A recuperação judicial de produtores rurais e a declaração de essencialidade dos bens produtivos

Letícia Marina da Silva Moura*

Segundo dados divulgados pela Serasa Experian, os pedidos de recuperação judicial por produtores rurais que atuam como pessoas jurídicas no Brasil apresentaram um crescimento expressivo no primeiro trimestre deste ano. Foram registrados 76 pedidos, mais que o dobro do número observado no mesmo período de 2023. Esse aumento reflete a crescente procura por esse mecanismo de reestruturação no setor agrícola.

O aumento pode ser atribuído a diversos fatores, com destaque para as oscilações nos preços das commodities agrícolas, que impactam diretamente a rentabilidade dos produtores. A volatilidade no mercado global, aliada à instabilidade econômica interna, agrava a crise de liquidez enfrentada por muitos agricultores.

Em adendo, desafios climáticos como secas prolongadas, queimadas, enchentes e outros eventos extremos têm impactado diretamente a produção agrícola no Brasil, comprometendo safras inteiras e, consequentemente, a capacidade dos produtores de honrar suas obrigações financeiras. Esses fatores naturais, somados a crises econômicas, intensificam o cenário de incerteza e agravam as dificuldades financeiras enfrentadas pelo setor.

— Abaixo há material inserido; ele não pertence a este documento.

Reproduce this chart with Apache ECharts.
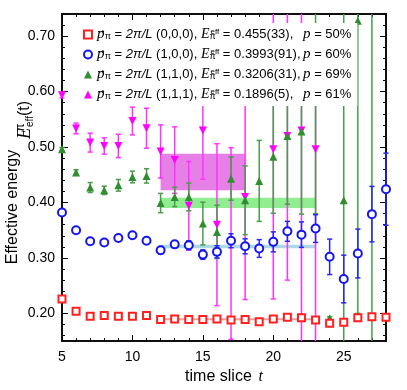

Para além disso, a realidade do produtor rural no Brasil traz desafios únicos, especialmente no que se refere à captação de recursos financeiros. Em muitos casos, os produtores recorrem à alienação fiduciária, seja para superar crises financeiras ou para estruturar seu crescimento. Nesse processo, os produtores rurais utilizam bens móveis e imóveis, como maquinários agrícolas e propriedades, ou até mesmo suas safras futuras, como garantia para obtenção de crédito.

Nesse contexto, a recuperação judicial pode ser uma ferramenta que permite a empresas em dificuldades financeiras, incluindo produtores rurais, reorganizarem suas dívidas e atividades para evitar a bancarrota.

O processo, em si, permite que o produtor rural obtenha um “fôlego” para negociar com seus credores e estruturar o seu plano de pagamento das dívidas existentes até a data do pedido. Por óbvio, para que essa reorganização seja eficaz, a Lei nº 11.101/2005 estabelece a suspensão das execuções e cobranças por um período, o chamado stay period.

Durante esse período, os produtores podem continuar operando e mantendo suas atividades de plantio sem o risco de perderem seus bens, desde que esses sejam considerados essenciais para a sua produção. Mas, afinal, o que poderia ser enquadrado como um bem essencial?

Os bens de capital essenciais são definidos como aqueles que não se esgotam com o uso em um ciclo produtivo e que são indispensáveis para manter a produção em andamento. Para um produtor rural, isso pode incluir não apenas maquinários agrícolas, mas também estruturas de armazenamento e transporte, que são fundamentais para a safra e a comercialização dos produtos.

A proteção desses bens é essencial, pois sem eles, o produtor perde a capacidade de produzir e de gerar receita para cumprir suas obrigações. No entanto, essa proteção não é automática; cabe ao juiz da recuperação judicial determinar, caso a caso, quais bens devem ser protegidos. O juiz analisará se o bem é essencial para a continuidade das atividades produtivas da empresa ou do produtor rural.

Desse modo, somando-se a todos os demais mencionados, destaca-se um desafio relevante que é a necessidade de o produtor rural comprovar a essencialidade dos bens que deseja proteger no processo de recuperação. Essa comprovação envolve demonstrar que, sem esses bens, a operação não pode continuar, o que exige um entendimento detalhado das operações do produtor e de como cada ativo contribui para sua sobrevivência econômica.

Isso posto, um olhar detalhado e individualizado sobre as particularidades de cada caso é imprescindível, assegurando que as medidas adotadas na recuperação judicial atendam não apenas às necessidades imediatas, mas também ao fortalecimento e à viabilidade futura do produtor rural no Brasil.

A crescente demanda por recuperação judicial entre produtores rurais no Brasil, conforme revelado pelos dados da Serasa Experian, evidencia a necessidade urgente de reestruturação financeira diante da volatilidade econômica e dos desafios climáticos. Para que esse processo seja eficaz, é essencial que cada produtor comprove a essencialidade dos bens que deseja proteger, como maquinários e estruturas de armazenamento, pois sua continuidade operacional depende deles.

A análise criteriosa do juiz é crucial para determinar quais ativos são indispensáveis à produção, assegurando que a recuperação judicial não apenas evite a falência, mas também promova a sustentabilidade das atividades rurais. Portanto, um enfoque detalhado nas especificidades de cada caso é fundamental para garantir que as estratégias de recuperação sejam eficazes e, sobretudo, sustentáveis no longo prazo.

*Letícia Marina da Silva Moura é advogada no escritório João Domingos Advogados.